Oh, I wasn't thinking of detailed revelations here  just something along the lines of what you just said - one would presume that the number of visitors using a forum browser of that kind would be a teeny tiny fraction of the total visitors anyway!


----------



## Plane Sailing (May 5, 2010)

By the way - something really weird happened just now. On the iPhone Safari, when I clicked from the main forum listing into meta, I had a page formatted more for the iPhone and with a mac.com URL in the address bar! I've not been able to duplicate the situation, and I didn't take a screengrab when I had the chance.

Anyone else seen anything like that?


----------



## stonegod (May 6, 2010)

Likely pressed one of the RSS feeds (there are a few); that forwards to the Mac Reader interface on the iDevices.


----------



## vic20 (May 9, 2010)

*"forum runner" pop-up*

I read this post earlier on my laptop, and just fired up safari on iPhone. As soon as I hit enworld, a popup for "ForumRunner" appeared.
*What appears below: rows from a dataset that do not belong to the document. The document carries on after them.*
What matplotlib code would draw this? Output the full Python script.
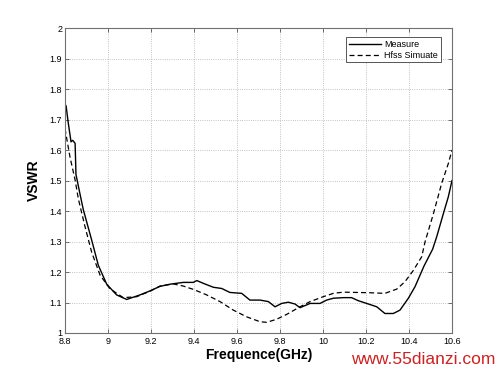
import matplotlib
matplotlib.use("Agg")
import matplotlib.pyplot as plt

plt.rcParams['font.family'] = ['Liberation Sans', 'DejaVu Sans']

# measured VSWR
meas_f = [8.800, 8.805, 8.815, 8.828, 8.836, 8.847, 8.851, 8.870, 8.885, 8.924,
          8.955, 8.994, 9.040, 9.087, 9.149, 9.195, 9.242, 9.288, 9.350, 9.397,
          9.413, 9.443, 9.490, 9.529, 9.567, 9.622, 9.660, 9.707, 9.746, 9.777,
          9.808, 9.839, 9.870, 9.893, 9.940, 9.986, 10.017, 10.048, 10.095, 10.133,
          10.164, 10.203, 10.250, 10.288, 10.327, 10.358, 10.397, 10.428, 10.470,
          10.510, 10.529, 10.560, 10.583, 10.600]
meas_v = [1.750, 1.745, 1.690, 1.627, 1.632, 1.622, 1.520, 1.455, 1.405, 1.305,
          1.222, 1.160, 1.125, 1.110, 1.125, 1.138, 1.153, 1.160, 1.166, 1.166,
          1.172, 1.163, 1.150, 1.146, 1.133, 1.130, 1.108, 1.108, 1.103, 1.086,
          1.097, 1.101, 1.095, 1.083, 1.097, 1.097, 1.108, 1.114, 1.116, 1.116,
          1.106, 1.097, 1.086, 1.064, 1.064, 1.075, 1.114, 1.152, 1.220,
          1.275, 1.316, 1.392, 1.447, 1.500]

# HFSS simulation
sim_f = [8.800, 8.823, 8.847, 8.862, 8.893, 8.924, 8.963, 9.009, 9.071, 9.133,
         9.195, 9.242, 9.304, 9.350, 9.397, 9.459, 9.521, 9.583, 9.645, 9.707,
         9.738, 9.784, 9.831, 9.893, 9.940, 10.001, 10.048, 10.095, 10.157, 10.219,
         10.288, 10.343, 10.381, 10.420, 10.459, 10.475, 10.513, 10.552, 10.583, 10.600]
sim_v = [1.670, 1.578, 1.502, 1.440, 1.349, 1.265, 1.190, 1.145, 1.116, 1.119,
         1.137, 1.154, 1.161, 1.154, 1.143, 1.125, 1.103, 1.075, 1.053, 1.037,
         1.035, 1.045, 1.061, 1.086, 1.103, 1.119, 1.130, 1.134, 1.133, 1.132,
         1.130, 1.144, 1.168, 1.205, 1.250, 1.300, 1.390, 1.491, 1.556, 1.600]

x_ticks = [8.8, 9, 9.2, 9.4, 9.6, 9.8, 10, 10.2, 10.4, 10.6]
x_labels = ['8.8', '9', '9.2', '9.4', '9.6', '9.8', '10', '10.2', '10.4', '10.6']
y_ticks = [1, 1.1, 1.2, 1.3, 1.4, 1.5, 1.6, 1.7, 1.8, 1.9, 2]
y_labels = ['1', '1.1', '1.2', '1.3', '1.4', '1.5', '1.6', '1.7', '1.8', '1.9', '2']

fig = plt.figure(figsize=(5, 3.75), dpi=100)
ax = fig.add_axes([0.13, 0.112, 0.774, 0.813])

ax.plot(meas_f, meas_v, color='black', lw=1.0, ls='-', label='Measure')
ax.plot(sim_f, sim_v, color='black', lw=0.9, ls=(0, (4, 2.5)), label='Hfss Simuate')

ax.set_xlim(8.8, 10.6)
ax.set_ylim(1, 2)
ax.set_xticks(x_ticks)
ax.set_xticklabels(x_labels)
ax.set_yticks(y_ticks)
ax.set_yticklabels(y_labels)
ax.tick_params(direction='in', length=3, width=0.6, labelsize=6.5,
               top=True, right=True, colors='#555555', labelcolor='black')
ax.tick_params(axis='x', pad=3)
ax.tick_params(axis='y', pad=2)
ax.grid(True, ls=':', lw=0.6, color='#b0b0b0')

for s in ax.spines.values():
    s.set_color('#707070')
    s.set_linewidth(0.8)

ax.set_xlabel('Frequence(GHz)', fontsize=10, fontweight='bold', labelpad=1)
ax.set_ylabel('VSWR', fontsize=10, fontweight='bold', labelpad=6)

leg = ax.legend(loc='upper right', fontsize=6.5, handlelength=3.6, handletextpad=0.3,
                borderpad=0.3, labelspacing=0.2, fancybox=False, framealpha=1,
                bbox_to_anchor=(0.982, 0.985))
leg.get_frame().set_edgecolor('#555555')
leg.get_frame().set_linewidth(0.7)

fig.text(0.99, 0.04, 'www.55dianzi.com', color='#d02020', fontsize=12.5,
         ha='right', va='center')

fig.savefig('out.png', dpi=100)
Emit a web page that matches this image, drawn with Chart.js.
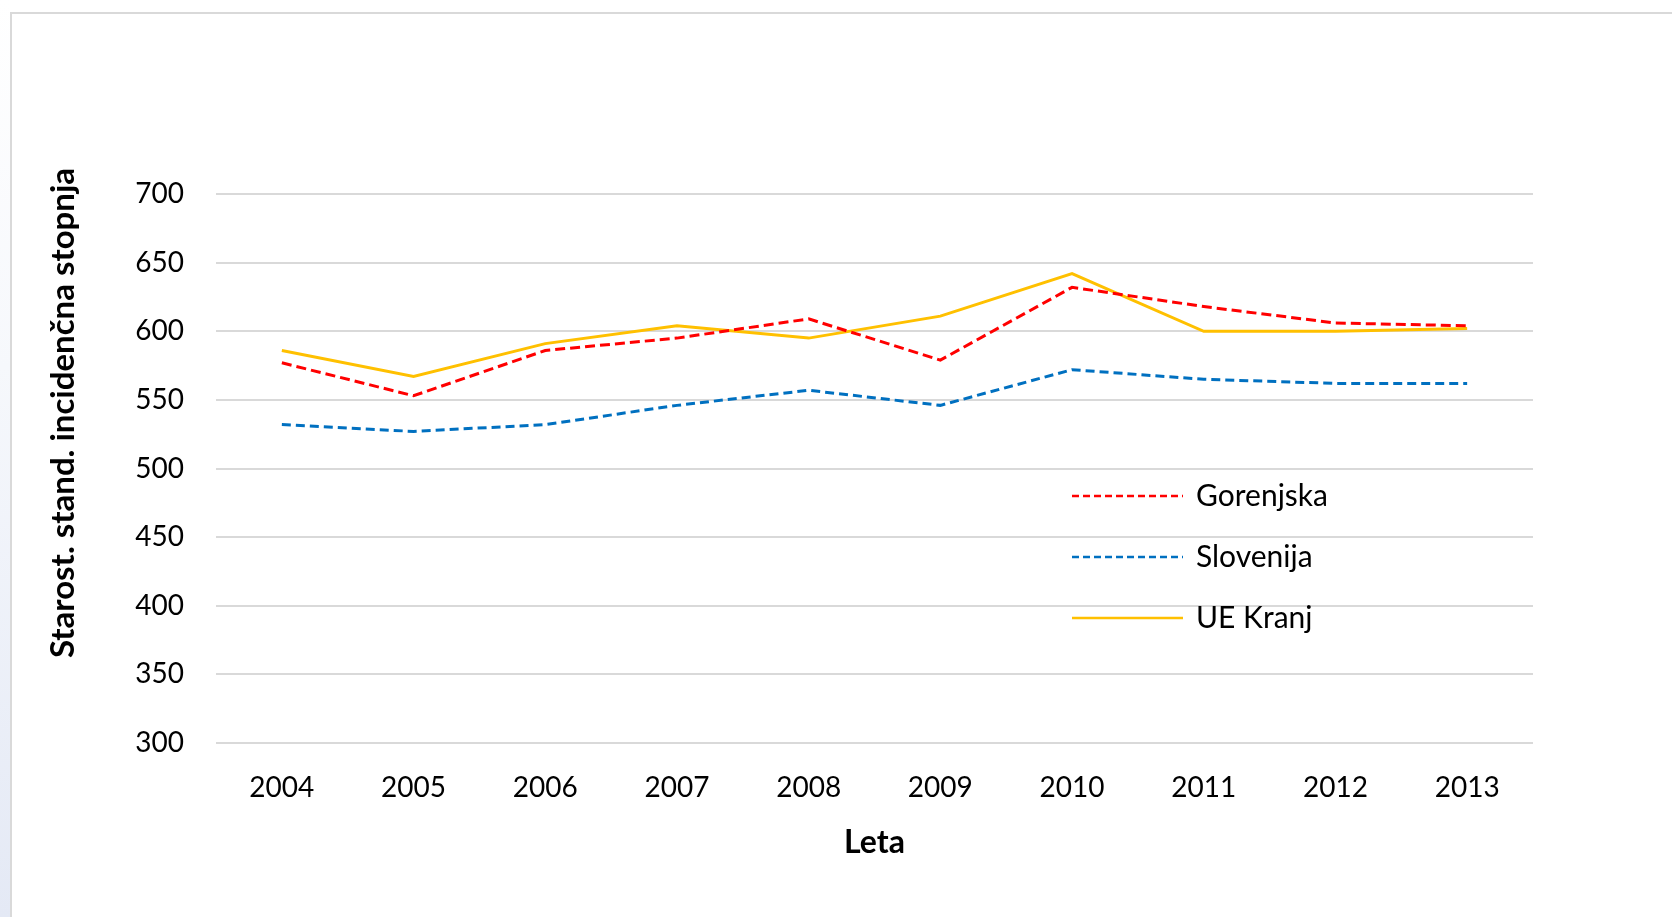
<!DOCTYPE html>
<html>
<head>
    <title>Starost. stand. incidenčna stopnja</title>
    <script src="https://cdn.jsdelivr.net/npm/chart.js"></script>
    <style>
        html, body {
            margin: 0;
            padding: 0;
            background: white;
            overflow: hidden;
        }
        .frame {
            position: absolute;
            left: 10px;
            top: 12px;
            width: 1700px;
            height: 950px;
            border-left: 2px solid #d9d9d9;
            border-top: 2px solid #d9d9d9;
        }
        .edge {
            position: absolute;
            left: 0;
            top: 0;
            width: 10px;
            height: 917px;
            background: linear-gradient(to bottom, #ffffff 0%, #f6f8fc 40%, #e4e9f5 100%);
        }
        .chart-container {
            position: absolute;
            left: 0;
            top: 0;
            width: 1672px;
            height: 917px;
        }
    </style>
</head>
<body>
    <div class="edge"></div>
    <div class="frame"></div>
    <div class="chart-container">
        <canvas id="incChart"></canvas>
    </div>

    <script>
        const years = ['2004', '2005', '2006', '2007', '2008', '2009', '2010', '2011', '2012', '2013'];
        const gorenjska = [577, 553, 586, 595, 609, 579, 632, 618, 606, 604];
        const slovenija = [532, 527, 532, 546, 557, 546, 572, 565, 562, 562];
        const ueKranj = [586, 567, 591, 604, 595, 611, 642, 600, 600, 602];
        const yTitle = 'Starost. stand. incidenčna stopnja';
        const xTitle = 'Leta';

        const FONT = 'Lato, "Open Sans", sans-serif';

        // y title and legend drawn by hand, like the Excel original
        const extras = {
            id: 'extras',
            afterDraw(chart) {
                const c = chart.ctx;
                c.save();
                c.fillStyle = '#000';
                c.font = 'bold 33px ' + FONT;
                c.textAlign = 'center';
                c.textBaseline = 'middle';
                c.translate(63, 413);
                c.rotate(-Math.PI / 2);
                c.fillText(yTitle, 0, 0);
                c.restore();

                const rows = [496, 557, 618];
                chart.data.datasets.forEach((ds, i) => {
                    const y = rows[i];
                    c.save();
                    c.strokeStyle = ds.borderColor;
                    c.lineWidth = 2.5;
                    c.setLineDash(ds.borderDash.length ? [7, 4] : []);
                    c.beginPath();
                    c.moveTo(1072, y);
                    c.lineTo(1183, y);
                    c.stroke();
                    c.setLineDash([]);
                    c.fillStyle = '#000';
                    c.font = '30px ' + FONT;
                    c.textAlign = 'left';
                    c.textBaseline = 'middle';
                    c.fillText(ds.label, 1196, y);
                    c.restore();
                });
            }
        };

        const ctx = document.getElementById('incChart').getContext('2d');
        const chart = new Chart(ctx, {
            type: 'line',
            data: {
                labels: years,
                datasets: [{
                    label: 'Gorenjska',
                    data: gorenjska,
                    borderColor: '#ff0000',
                    borderWidth: 3,
                    borderDash: [10, 5]
                }, {
                    label: 'Slovenija',
                    data: slovenija,
                    borderColor: '#0070c0',
                    borderWidth: 3,
                    borderDash: [9, 5]
                }, {
                    label: 'UE Kranj',
                    data: ueKranj,
                    borderColor: '#ffc000',
                    borderWidth: 3,
                    borderDash: []
                }]
            },
            options: {
                responsive: true,
                maintainAspectRatio: false,
                animation: false,
                layout: {
                    padding: { left: 0, right: 139, top: 194, bottom: 55 }
                },
                elements: {
                    point: { radius: 0 },
                    line: { tension: 0 }
                },
                plugins: {
                    legend: { display: false },
                    tooltip: { enabled: false }
                },
                scales: {
                    x: {
                        offset: true,
                        grid: { display: false, drawTicks: false },
                        border: { display: false },
                        ticks: {
                            color: '#000',
                            padding: 28,
                            font: { family: FONT, size: 28 }
                        },
                        title: {
                            display: true,
                            text: xTitle,
                            color: '#000',
                            padding: { top: 0, bottom: 0 },
                            font: { family: FONT, size: 32, weight: 'bold' }
                        },
                        afterFit(scale) { scale.height = 119; }
                    },
                    y: {
                        min: 300,
                        max: 700,
                        grid: { color: '#d9d9d9', lineWidth: 2, drawTicks: false },
                        border: { display: false },
                        ticks: {
                            stepSize: 50,
                            color: '#000',
                            padding: 32,
                            font: { family: FONT, size: 28 }
                        },
                        afterFit(scale) { scale.width = 216; }
                    }
                }
            },
            plugins: [extras]
        });
    </script>
</body>
</html>
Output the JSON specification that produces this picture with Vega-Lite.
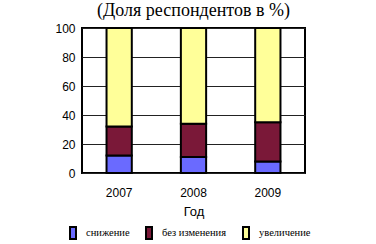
{
  "$schema": "https://vega.github.io/schema/vega-lite/v6.json",
  "autosize": "none",
  "width": 223,
  "height": 145,
  "padding": {"left": 82, "top": 28, "right": 71, "bottom": 71},
  "background": "white",
  "title": {
    "text": "(Доля респондентов в %)",
    "font": "Liberation Serif",
    "fontSize": 18,
    "fontWeight": "normal",
    "color": "black",
    "anchor": "middle",
    "offset": 2
  },
  "data": {
    "values": [
      {"year": "2007", "cat": "снижение", "order": 1, "value": 12},
      {"year": "2007", "cat": "без изменения", "order": 2, "value": 20},
      {"year": "2007", "cat": "увеличение", "order": 3, "value": 68},
      {"year": "2008", "cat": "снижение", "order": 1, "value": 11},
      {"year": "2008", "cat": "без изменения", "order": 2, "value": 23},
      {"year": "2008", "cat": "увеличение", "order": 3, "value": 66},
      {"year": "2009", "cat": "снижение", "order": 1, "value": 8},
      {"year": "2009", "cat": "без изменения", "order": 2, "value": 27},
      {"year": "2009", "cat": "увеличение", "order": 3, "value": 65}
    ]
  },
  "mark": {"type": "bar", "stroke": "black", "strokeWidth": 2},
  "encoding": {
    "x": {
      "field": "year",
      "type": "nominal",
      "title": "Год",
      "scale": {"paddingInner": 0.66, "paddingOuter": 0.33},
      "axis": {
        "labelAngle": 0,
        "labelFont": "Liberation Sans",
        "labelFontSize": 12,
        "labelColor": "black",
        "labelPadding": 14,
        "ticks": false,
        "domain": false,
        "titleFont": "Liberation Sans",
        "titleFontSize": 13,
        "titleFontWeight": "normal",
        "titleColor": "black",
        "titlePadding": 7
      }
    },
    "y": {
      "field": "value",
      "type": "quantitative",
      "stack": "zero",
      "title": null,
      "scale": {"domain": [0, 100]},
      "axis": {
        "values": [0, 20, 40, 60, 80, 100],
        "labelFont": "Liberation Sans",
        "labelFontSize": 12,
        "labelColor": "black",
        "labelPadding": 7,
        "ticks": false,
        "domain": false,
        "gridColor": "#222222",
        "gridWidth": 1,
        "gridOpacity": 1
      }
    },
    "color": {
      "field": "cat",
      "type": "nominal",
      "sort": ["снижение", "без изменения", "увеличение"],
      "scale": {
        "domain": ["снижение", "без изменения", "увеличение"],
        "range": ["#6a6aff", "#7a1838", "#ffff99"]
      },
      "legend": {
        "title": null,
        "orient": "none",
        "legendX": -16,
        "legendY": 198,
        "direction": "horizontal",
        "symbolType": "M-0.5,-1H0.5V1H-0.5Z",
        "symbolSize": 144,
        "symbolStrokeColor": "black",
        "symbolStrokeWidth": 2,
        "labelFont": "Liberation Sans Narrow",
        "labelFontSize": 10.5,
        "labelColor": "black",
        "columnPadding": 12,
        "labelOffset": 6
      }
    },
    "order": {"field": "order", "type": "quantitative"}
  },
  "config": {
    "view": {"stroke": "black", "strokeWidth": 2}
  }
}
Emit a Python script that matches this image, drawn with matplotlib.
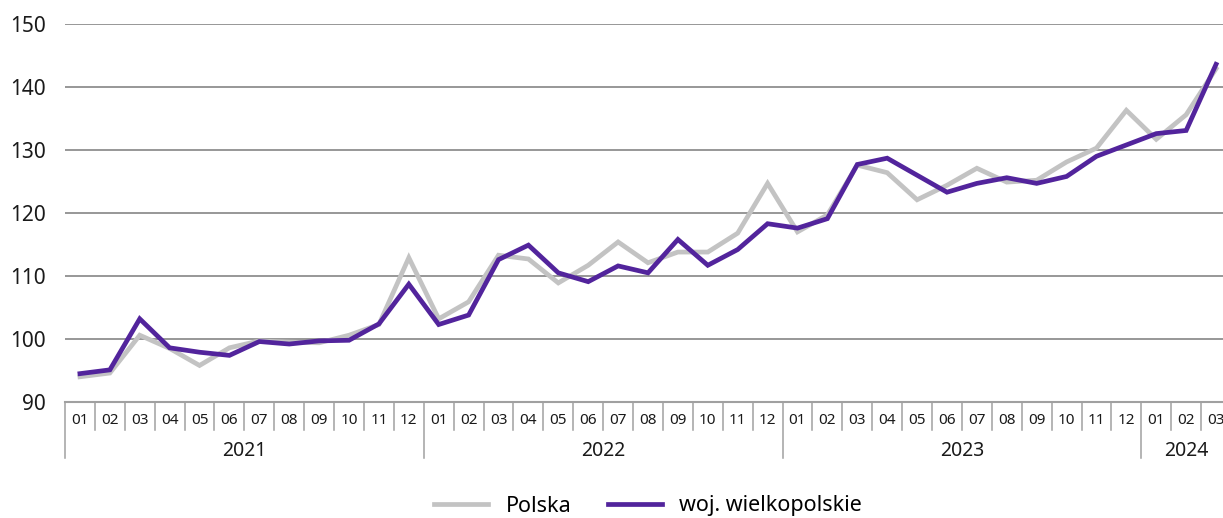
import matplotlib.pyplot as plt
import matplotlib.transforms as mtransforms

# Dane (indeks), 2021-01 .. 2024-03
years = ['2021', '2022', '2023', '2024']
months_per_year = [12, 12, 12, 3]
polska = [94.0, 94.6, 100.6, 98.5, 95.8, 98.6, 99.7, 99.5, 99.4, 100.6, 102.3, 112.9,
          103.2, 105.9, 113.3, 112.7, 108.9, 111.7, 115.4, 112.1, 113.8, 113.8, 116.8, 124.7,
          117.0, 119.7, 127.6, 126.4, 122.1, 124.4, 127.1, 124.9, 125.2, 128.1, 130.3, 136.3,
          131.7, 135.6, 142.9]
wielkopolskie = [94.5, 95.1, 103.2, 98.6, 97.9, 97.4, 99.6, 99.2, 99.7, 99.8, 102.4, 108.7,
                 102.3, 103.8, 112.6, 114.9, 110.5, 109.1, 111.6, 110.5, 115.8, 111.7, 114.2, 118.3,
                 117.6, 119.1, 127.7, 128.7, 126.0, 123.3, 124.7, 125.6, 124.7, 125.8, 129.0, 130.8,
                 132.6, 133.1, 143.6]

month_labels = []
for n in months_per_year:
    month_labels += [f'{m:02d}' for m in range(1, n + 1)]

plt.rcParams['font.family'] = ['Noto Sans', 'DejaVu Sans']

fig = plt.figure(figsize=(12.23, 5.18), dpi=100)
W, H = 1223, 518
left, top, bottom = 65, 24, 402
ax = fig.add_axes([left / W, 1 - bottom / H, (W - left) / W, (bottom - top) / H])

x = list(range(len(polska)))
cell = (1231 - left) / len(polska)
ax.plot(x, polska, color='#c3c3c3', lw=3.4, solid_joinstyle='miter', label='Polska', zorder=3)
ax.plot(x, wielkopolskie, color='#52249c', lw=3.4, solid_joinstyle='miter',
        label='woj. wielkopolskie', zorder=4)

ax.set_ylim(90, 150)
ax.set_yticks(range(90, 151, 10))
ax.set_xlim(-0.5, -0.5 + (W - left) / cell)
ax.grid(axis='y', color='#7a7a7a', lw=1.1, zorder=1)
for s in ax.spines.values():
    s.set_visible(False)
ax.set_xticks([])
ax.tick_params(axis='y', length=0, pad=14, labelsize=15, labelcolor='#1a1a1a')

# kategoria: miesiące i lata
tr = mtransforms.blended_transform_factory(ax.transData, ax.transAxes)
ph = bottom - top
m_depth = -28 / ph
y_depth = -56 / ph
sep_color = '#a0a0a0'
ax.plot([-0.5, len(x) + 0.5], [0, 0], transform=tr, color='#a0a0a0', lw=1.5,
        clip_on=False, zorder=2)
i = 0
for year, n in zip(years, months_per_year):
    ax.plot([i - 0.5, i - 0.5], [0, y_depth], transform=tr, color=sep_color, lw=1.1, clip_on=False)
    for k in range(n):
        if k > 0:
            ax.plot([i + k - 0.5, i + k - 0.5], [0, m_depth], transform=tr, color=sep_color,
                    lw=1.1, clip_on=False)
        ax.text(i + k, -19 / ph, month_labels[i + k], transform=tr, ha='center', va='center',
                fontsize=11, color='#1a1a1a')
    ax.text(i + (n - 1) / 2, -49 / ph, year, transform=tr, ha='center', va='center',
            fontsize=14, color='#1a1a1a')
    i += n
ax.plot([i - 0.5, i - 0.5], [0, y_depth], transform=tr, color=sep_color, lw=1.1, clip_on=False)

fig.legend(loc='center', bbox_to_anchor=(648 / W, 1 - 506 / H), ncol=2, frameon=False,
           fontsize=15.5, handlelength=2.5, columnspacing=1.7, handletextpad=0.8)

fig.savefig('out.png', dpi=100)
I assumed it must be the software that Morrus was talking about. I installed it ($1.99?), started it, and sure enough,there was an enworld link in "popular forums". Clicking in this generated an error. If the text were selectable,I'd post it here, but it's not so I won't. 

I realize now I downloaded the wrong software, but please be aware that iPhone users that land on your main page are getting a popup to an app with "problems". 

I'll likely install the correct app later, but the day is too sunny too avoid any longer...


----------



## Pseudonym (May 9, 2010)

I installed Tapatalk on my Blackberry Curve 8900, understanding that it is a beta release, but I couldn't get it to work. It generated a series of error messages and never connected.

I read EN World on my BB using Opera and have no issues, FWIW.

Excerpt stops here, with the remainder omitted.